When is $n!>x^n$? assuming that x is a fixed positive. I know we can take the log of both sides and use the following formula:
$$n\log(x) = \log(x^n) < \log(n!) = \sum_{i = 1}^n\log(i)$$. But this still gives me difficulty trying to find a specific N that makes the right side larger. Is there another formula I should be using?
Use that (see here) for $n\ge 1$: $$ n!>\sqrt{2\pi n}\left(\frac{n}{e}\right)^ne^{\frac{1}{12n +1}}. $$ Hence it is enough to check that $$ \sqrt{2\pi n}\left(\frac{n}{e}\right)^ne^{\frac{1}{12n +1}}\ge x^n, $$ where $x$ is fixed and positive. Equivalently $$ 2\pi n\left(\frac{n}{ex}\right)^{2n}e^{\frac{2}{12n +1}}\ge 1. $$ This holds, of course, for all $n\ge n_0(x):=ex$.
Edit: As pointed out in the comments below by SomeCallMeTime, this estimate is asymptotically optimal.
There is an almost exact solution for the equation $$n!=x^n\tag 1$$ Have a look at @robjohn's answer to this question of mine.
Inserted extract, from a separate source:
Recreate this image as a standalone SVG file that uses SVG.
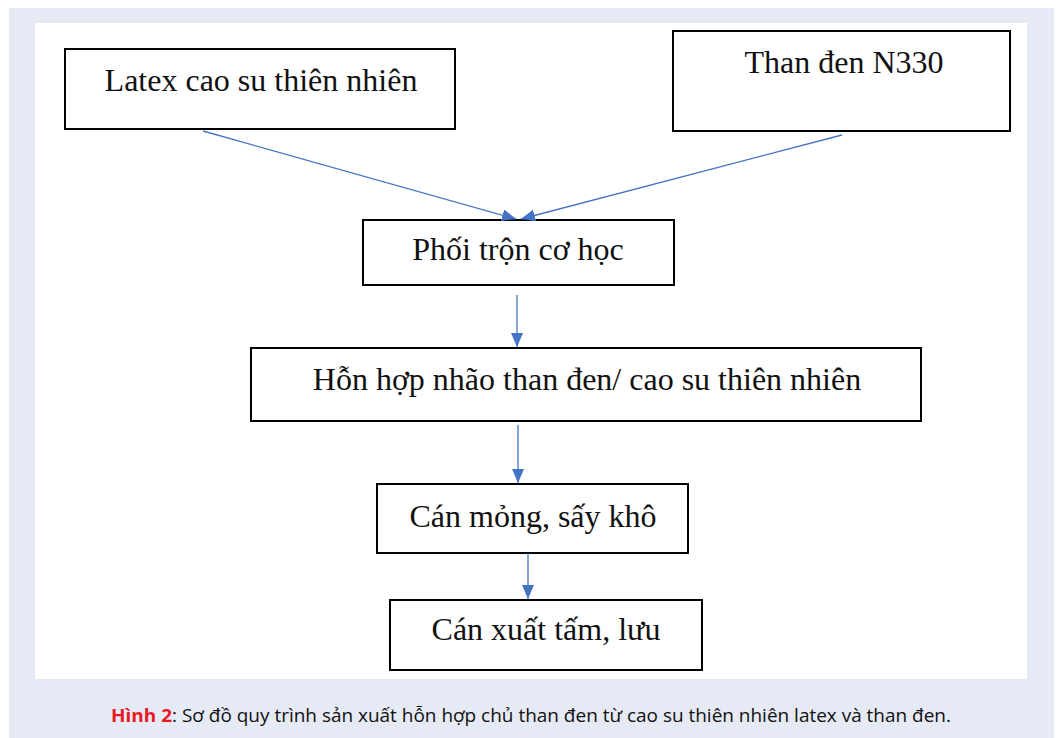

Adapted to $(1)$ (that is to say $a=x$ and $k=0$ in my post), it gives (as a real) $$n\sim x\, e^{1+W(t)}-\frac 12 \quad \text{where}\qquad t=-\frac{\log (2 \pi x)}{2 e x}\tag 2$$ $W(t)$ being Lambert function.
Suppose $x=1234$. The above will give $n=3349.378835$ while the exact solution is $3349.378848$. As usual, you will use $\lceil n \rceil$.
If $x$ is "large", $t$ is small and you could use the approximation $$W(t) \sim t \, \frac{1+\frac{19 }{10}t+\frac{17 }{60} t^2} {1+\frac{29 }{10}t+\frac{101 }{60}t^2 }+O\left(t^6\right)$$
Using it for the worked case, it would give ... the same.
Edit
If you want a shortcut approximation for $n \leq 1000$, you could use the empiriccal $$n \approx a\,x^b-c$$ obtained by a quick and dirty regression $(R^2>0.999999)$. $$\begin{array}{clclclclc} \text{} & \text{Estimate} & \text{Standard Error} & \text{Confidence Interval} \\ a & 2.68239 & 0.00045 & \{2.68151,2.68327\} \\ b & 1.00195 & 0.00003 & \{1.00190,1.00201\} \\ c & 2.53581 & 0.01065 & \{2.51491,2.55671\} \\ \end{array}$$
It gives a maximum error of $\sim 0.1$ in the range.
If you need only estimate for $n$, you can use following claim, which is simple to prove: $n! \geq (\sqrt{n})^n$.
$$(n!)^2=(1\cdot 2\cdot ...\cdot n)\cdot(n\cdot(n-1)\cdot...\cdot 1) =(1\cdot n)\cdot(2\cdot(n-1))\cdot...\cdot(n\cdot 1)$$
Every product is of form
$$k\cdot(n+1-k)=nk-k(k-1)=n+n(k-1)-k(k-1)=n+(n-k)(k-1)\geq n$$
There are exactly $n$ such products, then
$$(n!)^2 \geq n^n \Rightarrow n! \geq (\sqrt{n})^n$$
So for $n > x^2$ one can be sure that $n! \geq (\sqrt{n})^n > x^n$.